Step 3: Use ANN to solve the task
Use whatever works:
- RNNs
- transformers
- simple feedforward models
- RL agents
The goal is not performance records, but:
- does the model really implement the intended computation?
- how does it represent information?
- how does learning shape the solution?
Step 4: Analyze, not just train
After training:
- inspect internal representations
- test generalization
- remove parts and see what breaks
This is where understanding comes from.
Step 5: Slowly combine modules
Only after understanding individual pieces:
- combine memory + planning
- combine perception + memory
- see where things interfere or help each other
This should be done slowly, not by scaling up blindly.
5. Important existing work along this path (I’m not alone)
Many people have already done important pieces of this idea:
5.1 Normative and task-based models in neuroscience
- Models that ask: what computation would be optimal here?
- Widely used for perception, decision making, and learning
5.2 RL as a model of dopamine and learning
- Temporal-difference learning linked to dopamine signals
- Very successful example of functional modeling
5.3 Memory models inspired by hippocampus
- Successor representations
- Episodic memory models
- Navigation and planning frameworks
5.4 AI models compared to brain data
- Deep networks compared with visual cortex
- Language models compared with brain responses
- Even when architectures differ, functions sometimes match well
5.5 NeuroAI and cognitive modeling communities
- Explicitly trying to connect AI models with brain computation
- Often emphasize function over biological detail
So this is not a new idea — it’s more like continuing and organizing an existing direction.
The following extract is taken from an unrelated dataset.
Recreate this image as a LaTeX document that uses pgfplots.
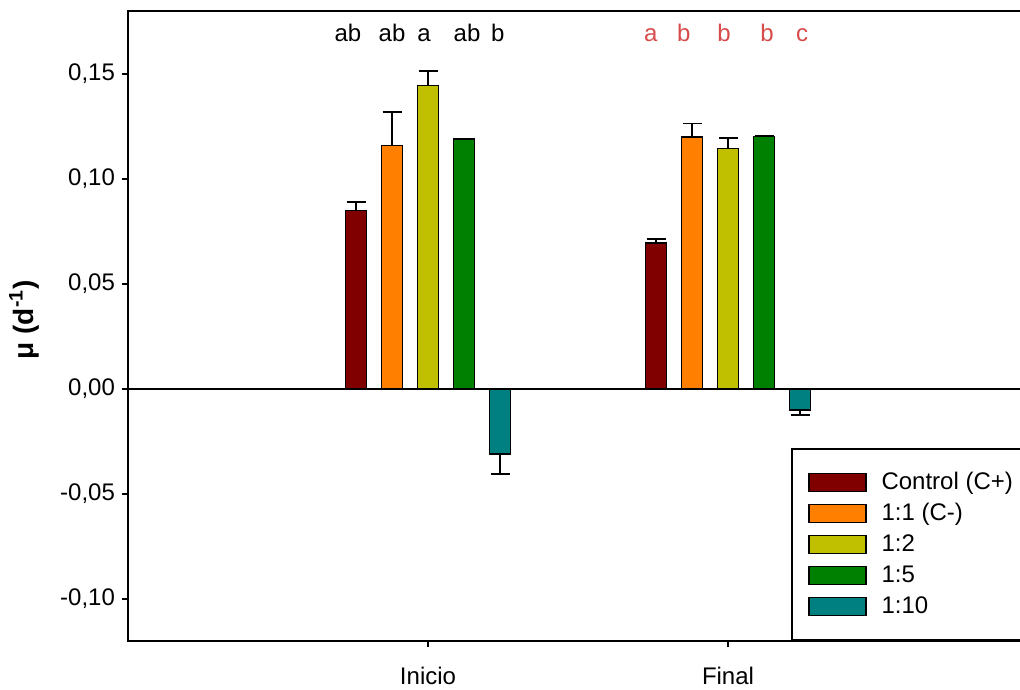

6. What I don’t expect from this approach
- I don’t expect to fully explain the brain
- I don’t expect perfect biological realism
- I don’t expect one clean modular decomposition
Brains are messy.
But even partial success — understanding some core computations — would already be valuable.
7. Why this feels like a reasonable path for an independent learner
- It’s conceptual, not hardware-heavy
- It doesn’t require massive datasets
- It builds understanding step by step
- It connects neuroscience, AI, and cognition in a concrete way
Most importantly:
Every model must do something meaningful, or it’s discarded.
8. Short summary
In one paragraph:
Instead of simulating more biological detail or chasing real-world AI benchmarks, I want to understand the brain by identifying core computations it performs and reproducing them using artificial neural networks. The plan is to start from simple but meaningful functions (like memory or planning), study them carefully, and then gradually combine them. This direction already exists in many forms across neuroscience and AI, and I see this as a personal attempt to learn from and contribute to that ongoing effort.